While it may be true that everyone loves a hero, there is little doubt that villains are usually much more interesting. And every great villain needs a bizarrely ambitious diabolical scheme.
And who is to say your regular Bond villain type couldn’t also be a dyed-in-the-wool rugby fan? Such a character might decide to unleash his warped genius right here in Canberra.
Here’s how the plan works: Before the Brumbies and the Waratahs are due to commence battle our villain purchases both teams for an absurdly large figure. The ARU, financially crippled and in desperate need of a cash injection cannot refuse the offer – and so for the first time ever two Super Rugby teams become entirely owned by one person.
Then, minutes before the teams run out our Bond-villainesque protagonist orders them to swap jerseys. The Brumbies players will now become Waratahs and the ‘Tahs will don the Brumbies’ strip.
As the players run out to a packed Canberra Stadium (this is my fantasy and the stadium is bursting like it’s 2004 dammit!) there is silence. Inside the minds of committed rugby men a war of cognitive dissonance begins to rage.

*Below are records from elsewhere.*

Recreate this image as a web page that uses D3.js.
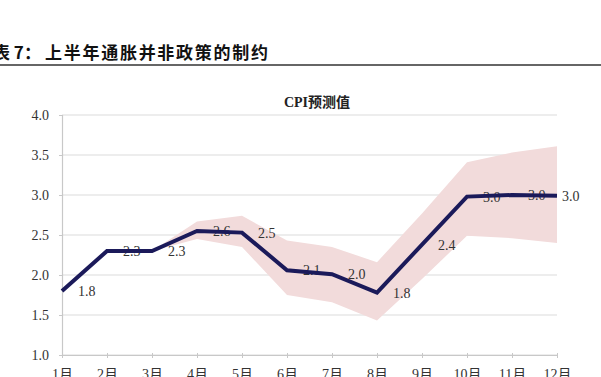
<!DOCTYPE html>
<html>
<head>
<meta charset="utf-8">
<script src="https://cdn.jsdelivr.net/npm/d3@7/dist/d3.min.js"></script>
<style>
  body { margin: 0; background: #fff; }
  svg { display: block; }
</style>
</head>
<body>
<div id="chart"></div>
<script>
// data
var months = ["1月","2月","3月","4月","5月","6月","7月","8月","9月","10月","11月","12月"];
var cpi    = [1.8, 2.3, 2.3, 2.55, 2.53, 2.06, 2.01, 1.78, 2.38, 2.98, 3.0, 2.99];
var labels = ["1.8","2.3","2.3","2.6","2.5","2.1","2.0","1.8","2.4","3.0","3.0","3.0"];
var upper  = [1.8, 2.3, 2.3, 2.67, 2.74, 2.43, 2.35, 2.16, 2.77, 3.41, 3.53, 3.61];
var lower  = [1.8, 2.3, 2.3, 2.45, 2.35, 1.75, 1.66, 1.43, 1.95, 2.49, 2.46, 2.4];
var yTicks = [1.0, 1.5, 2.0, 2.5, 3.0, 3.5, 4.0];

var width = 601, height = 377;
var margin = {top: 115, right: 44, bottom: 22, left: 62};

var svg = d3.select("#chart").append("svg")
  .attr("width", width)
  .attr("height", height);

// header, in two pieces so the wide spacing of the original can be kept
var headFont = "'Noto Sans CJK SC', sans-serif";
svg.append("text")
  .attr("x", -7)
  .attr("y", 59)
  .attr("font-family", headFont)
  .attr("font-weight", 700)
  .attr("font-size", 17)
  .attr("fill", "#111")
  .text("表 7：");

svg.append("text")
  .attr("x", 45)
  .attr("y", 59)
  .attr("font-family", headFont)
  .attr("font-weight", 700)
  .attr("font-size", 17)
  .attr("textLength", 223)
  .attr("lengthAdjust", "spacing")
  .attr("fill", "#111")
  .text("上半年通胀并非政策的制约");

svg.append("line")
  .attr("x1", 0).attr("x2", width)
  .attr("y1", 65).attr("y2", 65)
  .attr("stroke", "#333")
  .attr("stroke-width", 1.5);

// scales
var x = d3.scalePoint()
  .domain(months)
  .range([margin.left, width - margin.right]);

var y = d3.scaleLinear()
  .domain([1, 4])
  .range([height - margin.bottom, margin.top]);

// gridlines
svg.append("g")
  .selectAll("line")
  .data(yTicks)
  .enter().append("line")
  .attr("x1", margin.left)
  .attr("x2", width - margin.right)
  .attr("y1", function(d){ return y(d) })
  .attr("y2", function(d){ return y(d) })
  .attr("stroke", "#dcdcdc")
  .attr("stroke-width", 1.2);

// y axis
var yAxis = d3.axisLeft(y)
  .tickValues(yTicks)
  .tickSize(3)
  .tickPadding(10)
  .tickFormat(d3.format(".1f"));

var gy = svg.append("g")
  .attr("transform", "translate(" + margin.left + ",0)")
  .call(yAxis);
gy.select(".domain").attr("stroke", "#c8c8c8").attr("stroke-width", 1.2);
gy.selectAll(".tick line").attr("stroke", "#c8c8c8");
gy.selectAll("text")
  .attr("font-family", "'Liberation Serif', serif")
  .attr("font-size", 14)
  .attr("fill", "#333");

// x axis
var xAxis = d3.axisBottom(x)
  .tickSize(3)
  .tickPadding(11)
  .tickSizeOuter(0);

var gx = svg.append("g")
  .attr("transform", "translate(0," + y(1) + ")")
  .call(xAxis);
gx.select(".domain").attr("stroke", "#c8c8c8").attr("stroke-width", 1.2);
gx.selectAll(".tick line").attr("stroke", "#c8c8c8").attr("y1", -2);
gx.selectAll("text")
  .attr("font-family", "'Liberation Serif', 'Noto Sans CJK SC', serif")
  .attr("font-size", 14)
  .attr("fill", "#333");

// title
svg.append("text")
  .attr("x", 317)
  .attr("y", 107)
  .attr("text-anchor", "middle")
  .attr("font-family", "'Liberation Serif', 'Noto Sans CJK SC', serif")
  .attr("font-weight", 700)
  .attr("font-size", 14)
  .attr("fill", "#222")
  .text("CPI预测值");

// band
var area = d3.area()
  .x(function(d, i){ return x(months[i]) })
  .y0(function(d, i){ return y(lower[i]) })
  .y1(function(d, i){ return y(upper[i]) });

svg.append("path")
  .datum(cpi)
  .attr("d", area)
  .attr("fill", "#f2dbdb");

// labels (drawn under the line, like the original)
svg.append("g")
  .selectAll("text")
  .data(cpi)
  .enter().append("text")
  .attr("x", function(d, i){ return x(months[i]) + (i == cpi.length - 1 ? 5 : 16) })
  .attr("y", function(d, i){ return y(d) + 5 })
  .attr("font-family", "'Liberation Serif', serif")
  .attr("font-size", 14)
  .attr("fill", "#333")
  .text(function(d, i){ return labels[i] });

// line
var line = d3.line()
  .x(function(d, i){ return x(months[i]) })
  .y(function(d){ return y(d) });

svg.append("path")
  .datum(cpi)
  .attr("d", line)
  .attr("fill", "none")
  .attr("stroke", "#1b1a5a")
  .attr("stroke-width", 4)
  .attr("stroke-linejoin", "miter");
</script>
</body>
</html>
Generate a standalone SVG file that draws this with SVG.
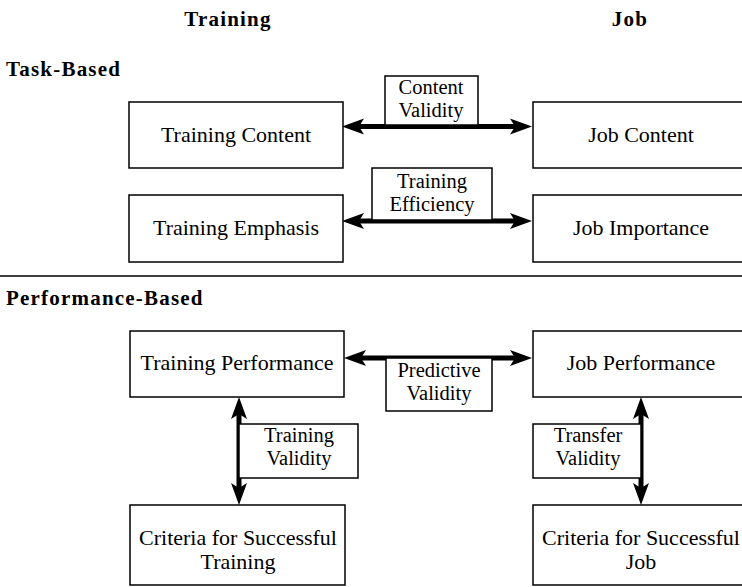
<svg xmlns="http://www.w3.org/2000/svg" width="742" height="587" viewBox="0 0 742 587">
<defs>
<style>
.box{fill:#fff;stroke:#000;stroke-width:1.5}
.t{font-family:'Liberation Serif','DejaVu Serif','Times New Roman',serif;font-size:22px;fill:#000;text-anchor:middle}
.l{font-family:'Liberation Serif','DejaVu Serif','Times New Roman',serif;font-size:20.5px;fill:#000;text-anchor:middle}
.h{font-family:'Liberation Serif','DejaVu Serif','Times New Roman',serif;font-size:21px;font-weight:bold;letter-spacing:1.2px;fill:#000}
.conn{stroke:#000;stroke-width:5;fill:none;marker-start:url(#ah);marker-end:url(#ah)}
</style>
<marker id="ah" markerUnits="userSpaceOnUse" markerWidth="26" markerHeight="20" refX="5" refY="8" orient="auto-start-reverse" overflow="visible">
<path d="M0,0 L22,8 L0,16 L5,8 z" fill="#000"/>
</marker>
</defs>
<rect width="742" height="587" fill="#fff"/>
<g id="headings">
<text class="h" x="228" y="26" text-anchor="middle">Training</text>
<text class="h" x="630" y="26" text-anchor="middle">Job</text>
<text class="h" x="6" y="76">Task-Based</text>
<text class="h" x="6" y="305">Performance-Based</text>
<line x1="0" y1="276" x2="742" y2="276" stroke="#000" stroke-width="1.5"/>
</g>
<g id="connectors">
<path class="conn" d="M359,126.5 H515"/>
<path class="conn" d="M359,221 H515"/>
<path class="conn" d="M361,358 H515"/>
<path class="conn" d="M239,414 V488"/>
<path class="conn" d="M641,414 V488"/>
</g>
<g id="training-content"><rect class="box" x="129" y="102" width="214" height="66"/><text class="t" x="236" y="142">Training Content</text></g>
<g id="job-content"><rect class="box" x="533" y="102" width="217" height="66"/><text class="t" x="641" y="142">Job Content</text></g>
<g id="training-emphasis"><rect class="box" x="129" y="195" width="214" height="67"/><text class="t" x="236" y="235">Training Emphasis</text></g>
<g id="job-importance"><rect class="box" x="533" y="195" width="217" height="67"/><text class="t" x="641" y="235">Job Importance</text></g>
<g id="content-validity"><rect class="box" x="385" y="76" width="93" height="49"/><text class="l" x="431" y="94">Content</text><text class="l" x="431" y="116.5">Validity</text></g>
<g id="training-efficiency"><rect class="box" x="372" y="168" width="120" height="52"/><text class="l" x="432" y="188">Training</text><text class="l" x="432" y="210.5">Efficiency</text></g>
<g id="training-performance"><rect class="box" x="130" y="331" width="214" height="66"/><text class="t" x="237" y="370">Training Performance</text></g>
<g id="job-performance"><rect class="box" x="533" y="331" width="217" height="66"/><text class="t" x="641" y="370">Job Performance</text></g>
<g id="predictive-validity"><rect class="box" x="386" y="358" width="106" height="53"/><text class="l" x="439" y="377">Predictive</text><text class="l" x="439" y="399.5">Validity</text></g>
<g id="training-validity"><rect class="box" x="239" y="424" width="119" height="54"/><text class="l" x="299" y="442">Training</text><text class="l" x="299" y="464.5">Validity</text></g>
<g id="transfer-validity"><rect class="box" x="533" y="424" width="108" height="54"/><text class="l" x="588" y="442">Transfer</text><text class="l" x="588" y="464.5">Validity</text></g>
<g id="criteria-training"><rect class="box" x="130" y="505" width="215" height="80"/><text class="t" x="238" y="545">Criteria for Successful</text><text class="t" x="238" y="569">Training</text></g>
<g id="criteria-job"><rect class="box" x="533" y="505" width="217" height="80"/><text class="t" x="641" y="545">Criteria for Successful</text><text class="t" x="641" y="569">Job</text></g>
</svg>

Entire human systems shut down as rugby men throughout the stadium begin frothing, collapsing and convulsing. All the while our villain’s megalomaniacal laughter echoes through the stadium speakers.
This is all just a recurring dream I tend to have during ‘Tah week, my Jungian analyst told me it was born from my “dark side”… so I shot him.
But while I know nothing about analysing dreams I do know a little about Waratah week. And though I’ve been guilty of poking fun at the antics that rugby fanaticism often draws from grown men, if ever there is a time to embrace our inner rugby man and ready for some primal craziness, it’s during ‘Tah week.
All the ingredients are in order. We’ve got Wallabies squaring up against Wallabies – with the prize fight being Pocock vs Hooper. We’ve got a top of the conference battle and a season-defining match up for grabs, and we’ve got world class coaches with tremendous vested interest in the outcome.
Add to this combustable cauldron the fact that the Brumbies were soundly beaten by the Waratahs a couple of months ago, and that this is the first time the ‘Tahs will play in Canberra as defending champions. Deepening the drama are the homophobic slurs that blighted the last match. Cue the drums of war, this is going to be epic!
As one of my former teammates said this week: “I have been surprised at the irrational hatred that has come over me in the last couple of days. Probably the first time I wish I was playing since I have retired.”
I couldn’t possibly agree more strongly.